- Born: August 12, 1916 St. Johnsville, New York, U.S.
- Died: October 6, 1973 (aged 57) La Jolla, California, U.S
- Education: Yale University
- Occupation: Publisher
- Known for: Copley Press
- Spouse: Margaret Helen Kinney ​ ​(m. 1964; died 1973)​
- Children: David C. Copley (adoptive son)
- Parent(s): Col. Ira C. Copley (adoptive father) Edith Straker (adoptive mother) John & Flora Lodwell (biological parents)
- Allegiance: United States of America
- Branch: United States Navy

= James S. Copley =

American journalist

James Strohn Copley (August 12, 1916 – October 6, 1973) was an American journalist and newspaper publisher. He published the San Diego Union and the San Diego Evening Tribune, both later merged into The San Diego Union-Tribune in 1992, from 1947 until his death in 1973, and was president of the Inter American Press Association (1969–1970). His politics was "unabashedly conservative, Republican and pro-American". He had close associations with leading Republicans of the era, including Barry Goldwater, Richard Nixon and Spiro Agnew. Copley's presence was a chief reason that the 1972 Republican National Convention was originally planned to be in San Diego.

Copley was born in St. Johnsville, New York, the son of Flora and John Lodwell. His parents died in the Influenza epidemic of 1917–1918. Copley was adopted at age four by Col. Ira Clifton Copley, who later (in 1928) bought the San Diego Union and the San Diego Evening Tribune. Copley graduated from Yale University in 1939. At Yale, he served on the business staff of campus humor magazine The Yale Record with Roy D. Chapin Jr. and Walter J. Cummings Jr. After college, he went into journalism, becoming the CEO of the Union-Tribune group on Ira Copley's death in 1947. He remained CEO until his death in 1973, when his wife, Helen K. Copley, took over. The Union and the Tribune merged in 1992 to become The San Diego Union-Tribune. The Copley Press also published smaller papers in California and the Midwest, including the Torrance, California Daily Breeze, San Pedro, California News-Pilot, Aurora, Illinois Beacon-News, and the Burbank, California Daily Review.
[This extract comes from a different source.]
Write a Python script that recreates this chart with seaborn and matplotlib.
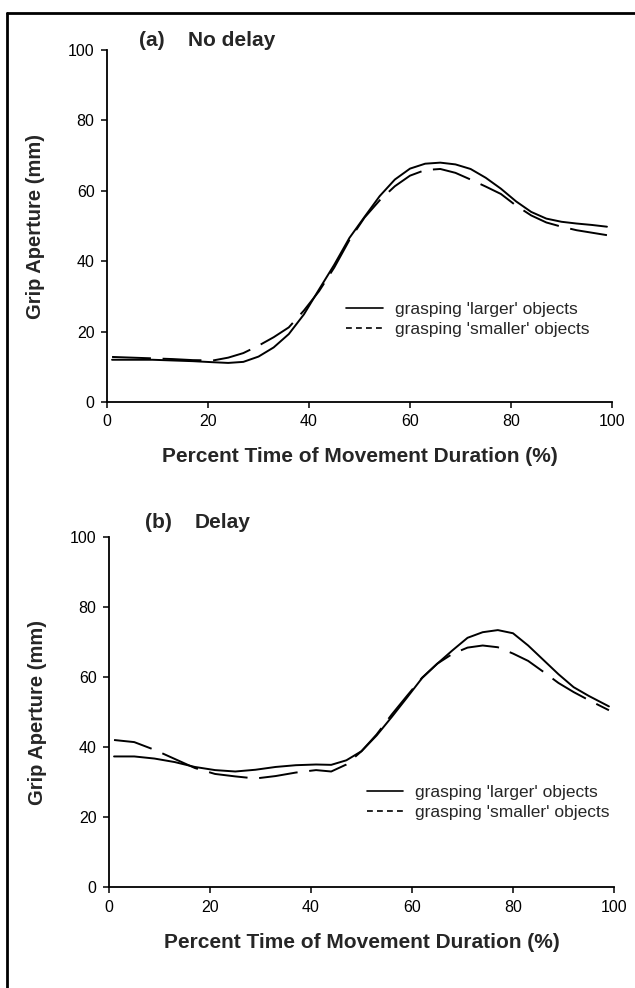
import numpy as np
import pandas as pd
import matplotlib
matplotlib.use("Agg")
import matplotlib.pyplot as plt
from matplotlib.lines import Line2D
import seaborn as sns

# (a) no delay
time_a = [1, 5, 9, 13, 17, 21, 24, 27, 30, 33, 36, 39, 42, 45, 48, 51,
          54, 57, 60, 63, 66, 69, 72, 75, 78, 81, 84, 87, 90, 93, 96, 99]
larger_a = [12.0, 12.0, 12.0, 11.8, 11.6, 11.3, 11.1, 11.4, 12.9, 15.5, 19.3, 24.9,
            32.0, 39.0, 46.6, 52.6, 58.5, 63.2, 66.3, 67.7, 68.0, 67.5, 66.2, 63.7,
            60.6, 57.0, 54.0, 52.1, 51.2, 50.7, 50.3, 49.8]
smaller_a = [12.8, 12.6, 12.4, 12.2, 11.9, 11.8, 12.6, 13.9, 16.0, 18.4, 21.2, 26.0,
             31.5, 38.2, 46.0, 52.4, 57.3, 61.3, 64.3, 65.9, 66.2, 65.1, 63.2, 61.2,
             59.1, 55.8, 53.0, 51.0, 49.8, 48.8, 48.1, 47.4]

# (b) delay
time_b = [1, 5, 9, 13, 17, 21, 25, 29, 33, 37, 41, 44, 47, 50, 53, 56,
          59, 62, 65, 68, 71, 74, 77, 80, 83, 86, 89, 92, 95, 99]
larger_b = [37.3, 37.3, 36.7, 35.7, 34.3, 33.4, 33.0, 33.5, 34.3, 34.8, 35.0, 34.9,
            36.2, 38.8, 43.3, 48.6, 54.1, 59.7, 63.8, 67.6, 71.2, 72.8, 73.4, 72.5,
            69.0, 64.9, 60.8, 57.1, 54.6, 51.6]
smaller_b = [42.0, 41.4, 39.2, 36.6, 34.0, 32.3, 31.6, 31.0, 31.7, 32.7, 33.4, 33.0,
             35.0, 38.8, 43.6, 49.3, 54.6, 59.8, 63.8, 66.6, 68.4, 69.0, 68.5, 66.7,
             64.6, 61.5, 58.3, 55.7, 53.4, 50.5]

labels = ["grasping 'larger' objects", "grasping 'smaller' objects"]
ticks = [0, 20, 40, 60, 80, 100]

sns.set_style("ticks")
plt.rcParams['font.family'] = ['Liberation Sans', 'DejaVu Sans']


def make_df(t, big, small):
    return pd.DataFrame({
        'time': list(t) * 2,
        'aperture': list(big) + list(small),
        'object': ['larger'] * len(t) + ['smaller'] * len(t),
    })


def draw_panel(ax, df, tag, name, tag_x, name_x, title_y, leg_anchor, xlab_y):
    sns.lineplot(data=df, x='time', y='aperture', style='object',
                 dashes={'larger': '', 'smaller': (20, 6)},
                 color='black', linewidth=1.4, legend=False, ax=ax)
    for ln in ax.lines:
        ln.set_solid_joinstyle('round')
        ln.set_dash_joinstyle('round')
    ax.set_xlim(0, 100)
    ax.set_ylim(0, 100)
    ax.set_xticks(ticks)
    ax.set_yticks(ticks)
    ax.tick_params(direction='out', length=4, width=1.1, pad=5,
                   labelsize=11.5, color='black', labelcolor='black')
    for s in ['left', 'bottom']:
        ax.spines[s].set_linewidth(1.3)
        ax.spines[s].set_color('black')
    sns.despine(ax=ax)
    ax.set_xlabel('Percent Time of Movement Duration (%)', fontsize=15, fontweight='bold')
    ax.set_ylabel('Grip Aperture (mm)', fontsize=14.5, fontweight='bold')
    ax.xaxis.set_label_coords(0.5, xlab_y)
    ax.yaxis.set_label_coords(-0.123, 0.5)

    handles = [Line2D([], [], color='black', lw=1.2),
               Line2D([], [], color='black', lw=1.2, dashes=(3.5, 2.5))]
    ax.legend(handles, labels, loc='center left', bbox_to_anchor=leg_anchor,
              frameon=False, fontsize=12.5, handlelength=2.1, handletextpad=0.7,
              borderpad=0, borderaxespad=0, labelspacing=0.25)

    fig.text(tag_x / 635, 1 - title_y / 988, tag, fontsize=15, fontweight='bold', va='center')
    fig.text(name_x / 635, 1 - title_y / 988, name, fontsize=15, fontweight='bold', va='center')


fig = plt.figure(figsize=(6.35, 9.88), dpi=100)
ax_a = fig.add_axes([107 / 635, 1 - 402 / 988, 505 / 635, 352 / 988])
ax_b = fig.add_axes([109 / 635, 1 - 887 / 988, 505 / 635, 350 / 988])

draw_panel(ax_a, make_df(time_a, larger_a, smaller_a), '(a)', 'No delay',
           139, 188, 40, (0.474, 0.234), -0.128)
draw_panel(ax_b, make_df(time_b, larger_b, smaller_b), '(b)', 'Delay',
           145, 195, 522, (0.51, 0.241), -0.132)

# frame around the figure (only left and top edges visible)
fig.add_artist(Line2D([7 / 635, 7 / 635], [0, 1 - 13 / 988], color='black', lw=2,
                      transform=fig.transFigure))
fig.add_artist(Line2D([7 / 635, 1], [1 - 13 / 988, 1 - 13 / 988], color='black', lw=2,
                      transform=fig.transFigure))

fig.savefig('out.png', dpi=100)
According to Carl Bernstein, Copley, as CEO of Copley Press, cooperated with the Central Intelligence Agency, which had widespread contacts in the United States media.

The University of San Diego has a library named in honor of Copley and his wife (the Helen K. and James S. Copley Library). The Copley Library at Eaglebrook School, which Copley's son David attended, was a gift of James S. Copley. Copley resided in La Jolla, California, and often stayed at a second home in Borrego Springs, California.